Its goal? To limit “non-monetary data” transactions — the kind that exploded with Ordinals and inscriptions in 2024.
Developers argue that oversized non-financial transactions clog blocks, spike fees, and dilute Bitcoin’s core function as peer-to-peer cash.
Critics call it censorship of innovation.
But the market seems to like the idea of a “cleaner Bitcoin.” The proposal rekindles the original ethos Satoshi intended — sound money first, digital graffiti later.
This debate isn’t just philosophical. It changes how investors frame Bitcoin’s future utility: if the chain stays optimized for value transfer, its institutional narrative strengthens.
In other words, BIP-444 is Bitcoin getting its identity back.
On-Chain Data: The Supply Story No One’s Telling
While traders celebrate green candles, on-chain data tells a more nuanced story.
Since mid-October, around 62,000 BTC — worth roughly $7 billion — has moved out of long-term holder wallets.
That’s not a mass dump. It’s rotation — a transfer from idle balances into active custody or exchange wallets.
The timing matters. This shift coincided with spikes in derivative volume and the liquidation cascade that followed.
The pattern suggests that large holders (or funds rebalancing for Q4) have started deploying capital into higher-volatility zones, perhaps expecting more institutional inflows post-year-end.
In plain English: the smart money is moving, and it’s moving with intent.
$317 Million Liquidations: The Rally’s Unspoken Fuel
Data from CryptoRank and Coinglass shows more than $317 million in short positions liquidated in the past 24 hours — one of the largest single-day squeezes since May 2024.
Most of those positions were built between $109K and $111K BTC, where bearish sentiment was at its peak.
When leverage collapses, real demand surfaces.
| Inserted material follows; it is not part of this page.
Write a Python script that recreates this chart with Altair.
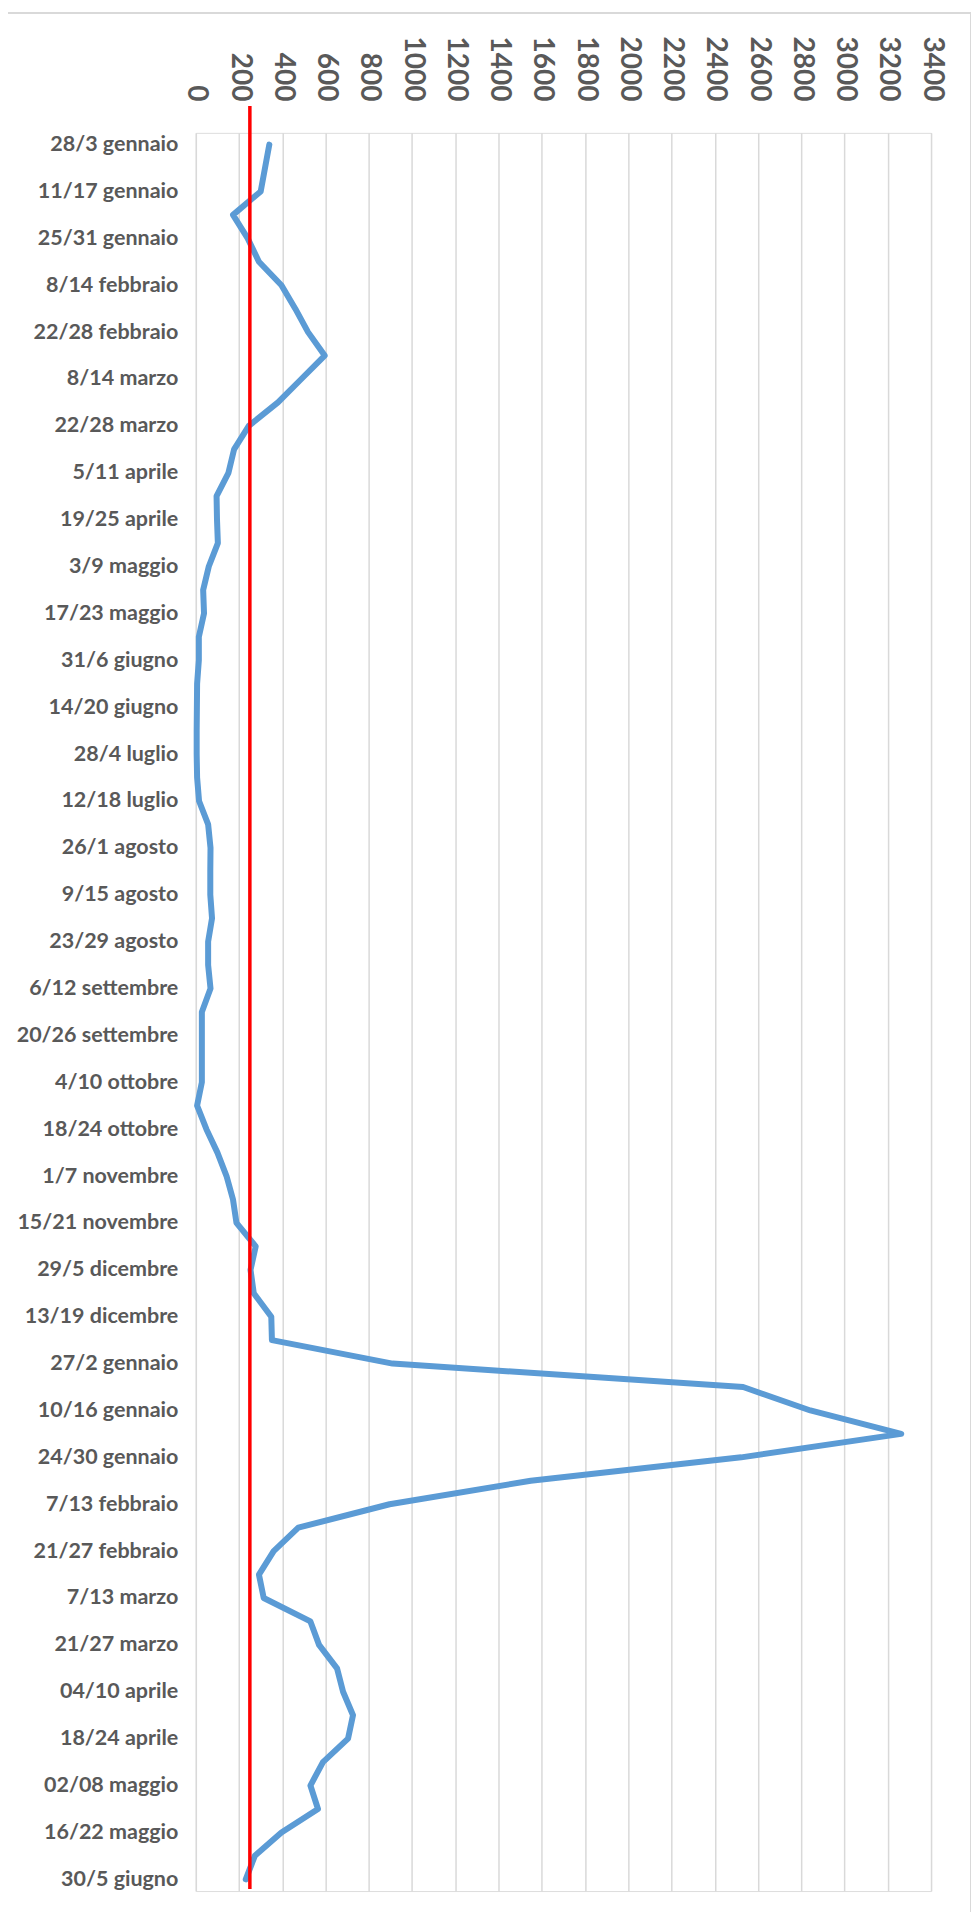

And that’s exactly what happened today: as shorts burned, organic spot buying took the baton.
The market is essentially self-correcting — washing out overconfidence on both sides and resetting risk metrics for the next leg.
This doesn’t mean the bottom’s immune from testing again, but it does mark a healthier base than the leverage-fueled run-ups of 2021 and 2024.
Analyst’s View: The First Real Market Since the ETF Era
What we’re seeing isn’t just a price event — it’s a return to market mechanics.
Bitcoin’s network is maturing into a place where policy (BIP-444), macro (liquidity cycles), and behavioral data (on-chain supply and liquidations) are finally interacting in a cohesive way.
For analysts, this marks a post-ETF phase of Bitcoin’s life cycle — less about speculative hype, more about structural evolution.
If BTC sustains above $114K for several daily closes, the technical target zone opens toward $118–120K, while the psychological barrier sits near $125K.
Volatility isn’t gone — it’s just smarter now. The real test will be whether Bitcoin’s developers and traders can align its next phase without repeating the fragmented mania that defined its last cycle.
Until then, the takeaway is simple: this rally is rooted in structure, not speculation — and that’s exactly what Bitcoin needed to grow up.